La première chose qui surprend, qui choque quand on entreprend la lecture des trois cahiers qui constituent les Mémoires d’Hervé de Tocqueville, surtout après avoir lu les fragments publiés, notamment dans la revue Commentaire, c’est que nous avons affaire à deux textes différents. Le texte partiel et fragmentaire (un tiers environ du texte global) dont une partie a été publiée dans Commentaire n’est pas celui d’Hervé de Tocqueville mais une réécriture de son fils Édouard ; mais en outre, le plus frappant est la suppression de certains passages très importants. Mais, sur ce point, il ne faut pas accuser Édouard comme on pourrait le penser initialement ; en procédant à une lecture attentive du texte, des corrections et remarques marginales rédigées par Hervé, on constate que c’est lui qui, à la relecture, a rayé des passages entiers concernant des faits intimes et très personnels relatifs aux membres de la famille ou à des proches qui n’avaient pas à être divulgués à des étrangers. Le fait le plus important étant le passage où Hervé découvre le surlendemain de son mariage les troubles nerveux graves dont Louise souffrira toute sa vie et dont il a été affligé par contrecoup dans sa vie personnelle et professionnelle. Ces faits étaient connus des proches et si Hervé choisit de les rayer du manuscrit c’est parce qu’ils n’ont pas à figurer dans une édition du texte des Mémoires à laquelle il songeait manifestement.

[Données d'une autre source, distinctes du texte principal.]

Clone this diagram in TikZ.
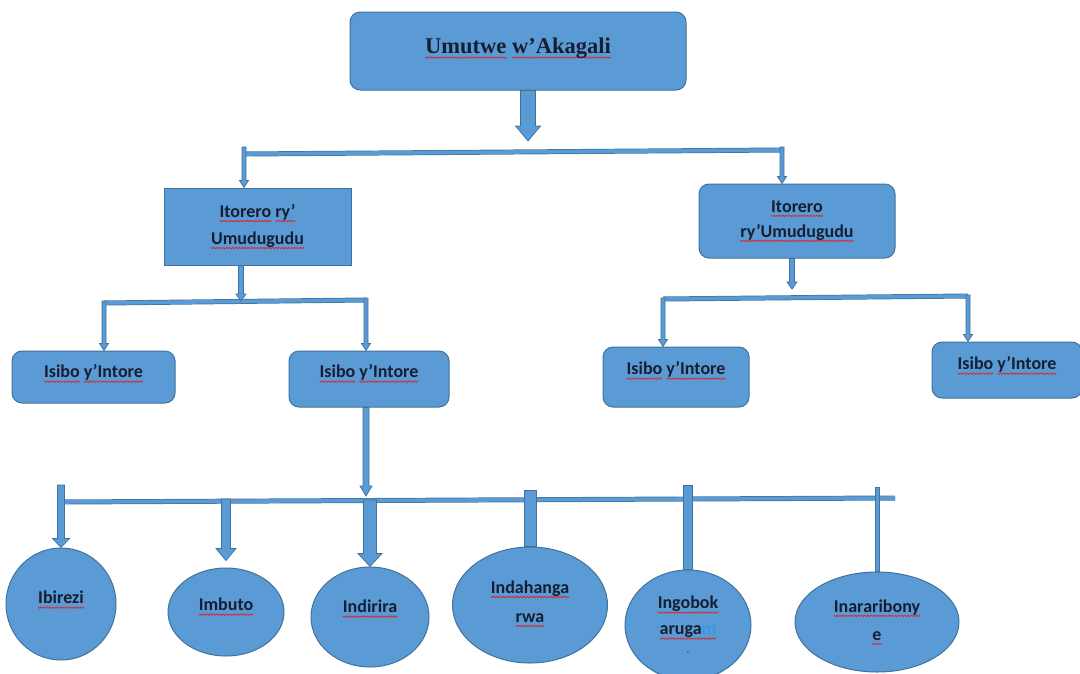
\documentclass[tikz,border=0pt]{standalone}
\usepackage{fontspec}
\usetikzlibrary{shapes.geometric,calc}
\newfontfamily\carlito{Carlito}
\newfontfamily\libserif{Liberation Serif}
\definecolor{fillc}{RGB}{91,155,213}
\definecolor{edge}{RGB}{65,113,156}
\definecolor{txt}{RGB}{22,30,52}
\definecolor{squig}{RGB}{224,32,32}
\definecolor{mblue}{RGB}{60,150,230}
\definecolor{dotgray}{RGB}{90,90,110}
% red wavy underline (spell-check marks)
\newsavebox\wavebox
\sbox\wavebox{\tikz[baseline=0pt]{\useasboundingbox (0,0) rectangle (3pt,-1.6pt);
  \draw[squig, line width=0.7pt, line join=round] (0,0) -- (1.5pt,-1.6pt) -- (3pt,0);}}
\newcommand\sq[1]{\leavevmode\setbox0\hbox{#1}%
  \rlap{\lower3pt\hbox to\wd0{\xleaders\copy\wavebox\hfil}}\box0\relax}
% vertical block arrow: style, from, to, shaft half width, head half width, head length
\newcommand\vblockarrow[6]{\path[#1] let \p1=(#2), \p2=(#3) in
  (\x1-#4pt,\y1) -- (\x1+#4pt,\y1) -- (\x1+#4pt,\y2+#6pt) -- (\x1+#5pt,\y2+#6pt)
  -- (\x1,\y2) -- (\x1-#5pt,\y2+#6pt) -- (\x1-#4pt,\y2+#6pt) -- cycle;}
% vertical stem: style, from, to, half width
\newcommand\vstem[4]{\path[#1] let \p1=(#2), \p2=(#3) in
  (\x1-#4pt,\y1) rectangle (\x1+#4pt,\y2);}
\tikzset{
  conn/.style={fill=fillc, draw=edge, line width=0.7pt, line join=miter},
  barline/.style={draw=edge, line width=0.7pt, double=fillc, double distance=3.6pt},
  boxbase/.style={draw=edge, fill=fillc, line width=1pt, inner sep=0pt, align=center,
    text=txt, font=\carlito\bfseries\fontsize{18}{27}\selectfont},
  sqbox/.style={boxbase, rectangle},
  rbox/.style={boxbase, rectangle, rounded corners=10pt},
  ell/.style={boxbase, ellipse},
  tup/.style={text height=14pt, text depth=#1},
}
\begin{document}
\begin{tikzpicture}[x=1pt,y=-1pt]
\useasboundingbox (0,0) rectangle (1080,673);
\fill[white] (0,0) rectangle (1080,673);

% boxes
\node[rbox, minimum width=336pt, minimum height=78pt,
  font=\libserif\bfseries\fontsize{22.5}{26}\selectfont, text height=17pt, text depth=11.5pt]
  (top) at (518,51) {\sq{Umutwe} \sq{w’Akagali}};
\node[sqbox, minimum width=187pt, minimum height=77pt] (it1) at (257.5,226.5)
  {\sq{Itorero} \sq{ry’}\\\sq{Umudugudu}};
\node[rbox, minimum width=196pt, minimum height=74pt,
  font=\carlito\bfseries\fontsize{18}{25}\selectfont] (it2) at (797,221)
  {\sq{Itorero}\\\sq{ry’Umudugudu}};
\node[rbox, minimum width=163pt, minimum height=52pt, tup=12.4pt] (is1) at (93.5,377) {\sq{Isibo} \sq{y’Intore}};
\node[rbox, minimum width=160pt, minimum height=56pt, tup=16.4pt] (is2) at (369,379) {\sq{Isibo} \sq{y’Intore}};
\node[rbox, minimum width=146pt, minimum height=60pt, tup=18.4pt] (is3) at (676,377) {\sq{Isibo} \sq{y’Intore}};
\node[rbox, minimum width=150pt, minimum height=56pt, tup=14.4pt] (is4) at (1007,370) {\sq{Isibo} \sq{y’Intore}};

% ellipses
\node[ell, minimum width=110pt, minimum height=112pt, tup=14.4pt] (c1) at (61,604) {\sq{Ibirezi}};
\node[ell, minimum width=116pt, minimum height=88pt, tup=16.4pt] (c2) at (226,612) {\sq{Imbuto}};
\node[ell, minimum width=118pt, minimum height=100pt, tup=22.4pt] (c3) at (370,617) {\sq{Indirira}};
\node[ell, minimum width=155pt, minimum height=116pt,
  font=\carlito\bfseries\fontsize{18}{29}\selectfont] (c4) at (530,605)
  {\mbox{}\\[-19pt]\sq{Indahanga}\\\sq{rwa}};
\node[ell, minimum width=126pt, minimum height=110pt,
  font=\carlito\bfseries\fontsize{18}{26}\selectfont] (c5) at (688,625)
  {\sq{Ingobok}\\\sq{aruga{\color{mblue}m}}\\[-7pt]{\color{dotgray}\fontsize{12}{12}\selectfont.}};
\node[ell, minimum width=164pt, minimum height=100pt,
  font=\carlito\bfseries\fontsize{18}{28}\selectfont] (c6) at (877,622) {\sq{Inararibony}\\\sq{e}};

% bars
\coordinate (b1l) at (244,154); \coordinate (b1r) at (782,150);
\coordinate (b2l) at (104,303); \coordinate (b2r) at (366,300);
\coordinate (b3l) at (663,299); \coordinate (b3r) at (968,296);
\coordinate (b4l) at (58,502);  \coordinate (b4r) at (895,498);
\draw[barline] (b1l) -- (b1r);
\draw[barline] (b2l) -- (b2r);
\draw[barline] (b3l) -- (b3r);
\draw[barline] (b4l) -- (b4r);

% connectors
\vblockarrow{conn}{$(top.south)+(10,0)$}{$(top.south|-b1r)+(0,-9)$}{7.5}{12.5}{15}
\vblockarrow{conn}{$(b1l)+(0,-7)$}{it1.north}{2}{4.5}{7}
\vblockarrow{conn}{$(b1r)+(0,-3)$}{it2.north}{2}{4.5}{7}

\vblockarrow{conn}{$(it1.south)+(-16.5,0)$}{$(it1.south|-b2l)+(0,-2)$}{2.5}{5}{7}
\vblockarrow{conn}{$(b2l)+(0,-2)$}{is1.north}{2}{4.5}{7}
\vblockarrow{conn}{$(b2r)+(0,-2)$}{is2.north}{2}{4.5}{7}

\vblockarrow{conn}{$(it2.south)+(-5,0)$}{$(it2.south|-b3l)+(0,-10)$}{2.5}{5}{7}
\vblockarrow{conn}{$(b3l)+(0,-1)$}{is3.north}{2}{4.5}{7}
\vblockarrow{conn}{$(b3r)+(0,-1)$}{is4.north}{2}{4.5}{7}

\vblockarrow{conn}{$(is2.south)+(-3,0)$}{$(is2.south|-b4l)+(0,-6)$}{3}{6}{10}

\vblockarrow{conn}{$(c1.north|-b4l)+(0,-17)$}{c1.north}{3.5}{8.5}{9}
\vblockarrow{conn}{$(c2.north|-b4l)+(0,-3)$}{$(c2.north)+(0,-7)$}{4.5}{10}{12}
\vblockarrow{conn}{$(c3.north|-b4l)+(0,-2)$}{c3.north}{6.5}{12}{13}
\vstem{conn}{$(c4.north|-b4l)+(0,-12)$}{c4.north}{6}
\vstem{conn}{$(c5.north|-b4l)+(0,-17)$}{c5.north}{4.5}
\vstem{conn}{$(c6.north|-b4l)+(0,-15)$}{c6.north}{2}
\end{tikzpicture}
\end{document}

Nous avons rétabli ces passages mais nous les avons placés entre crochets pour l’information du lecteur. [….]
À l’inverse, les parenthèses (…) qui sont dans le texte figurent bien dans le manuscrit initial. Les ajouts et variantes sont inclus dans le texte ou placés dans une note en bas de page selon les cas en procédant de la façon la plus pertinente ou la plus judicieuse dans chaque cas.
Lorsqu’un mot a été oublié nous l’avons réintroduit entre tirets : - xxx -.
Nous avons donc choisi d’obéir à un double impératif : offrir au lecteur un texte directement lisible dans une forme actuelle tout en faisant apparaître les éléments caractéristiques du texte initial.
Éléments biographiques
Plus de deux cents personnages différents sont cités dans le texte, la plupart ignorés de la majorité des lecteurs. Nous avons donc choisi de procéder en deux temps : à la première occurrence d’un personnage nous avons mis en bas de page une note très restreinte contenant le nom, en rétablissant l’orthographe habituellement reconnue quand elle diffère de celle d’Hervé de Tocqueville, les prénoms et éventuellement le titre du personnage, l’année de sa naissance et de sa mort. À la fin du texte nous avons donné une esquisse biographique, plus ou moins longue permettant de situer le personnage dans son temps, son milieu et sa famille. Celle-ci n’a pour fonction que de donner une première indication et de situer éventuellement le personnage dans sa parentèle et dans son temps. Nus avons laissé au lecteur curieux le soin de poursuivre ses investigations. En revanche il n’entre pas dans l’objectif d’un tel ouvrage de donner une notice biographique des personnages historiques de premier plan : Louis XVIII et Charles X, ni de Talleyrand ou Fouché, ni de Napoléon ou du maréchal Ney...
Titres et sous-titres
Le texte est long et complexe, il s’étend sur une période historique de 70 ans et au-delà, de la naissance d’Hervé de Tocqueville à 1840, plus de 200 personnages y figurent qui traversent cette période troublée, il était donc nécessaire d’adjoindre au texte initial des titre correspondant aux différentes périodes évoquées successivement dans les Mémoires mais également d’indiquer les éléments qui en forment la trame. Alexis de Tocqueville procède ainsi dans la première Démocratie reprenant la présentation de Montesquieu dans l’Esprit des Lois. J’ai donc considéré que reprendre la présentation qu’ils avaient utilisée avant moi ne pouvait pas nuire à mon propos; pour eux comme pour moi les indices placés là à l’intention du lecteur servent de repères qu’il leur convient de choisir ou de laisser sur le bord du chemin.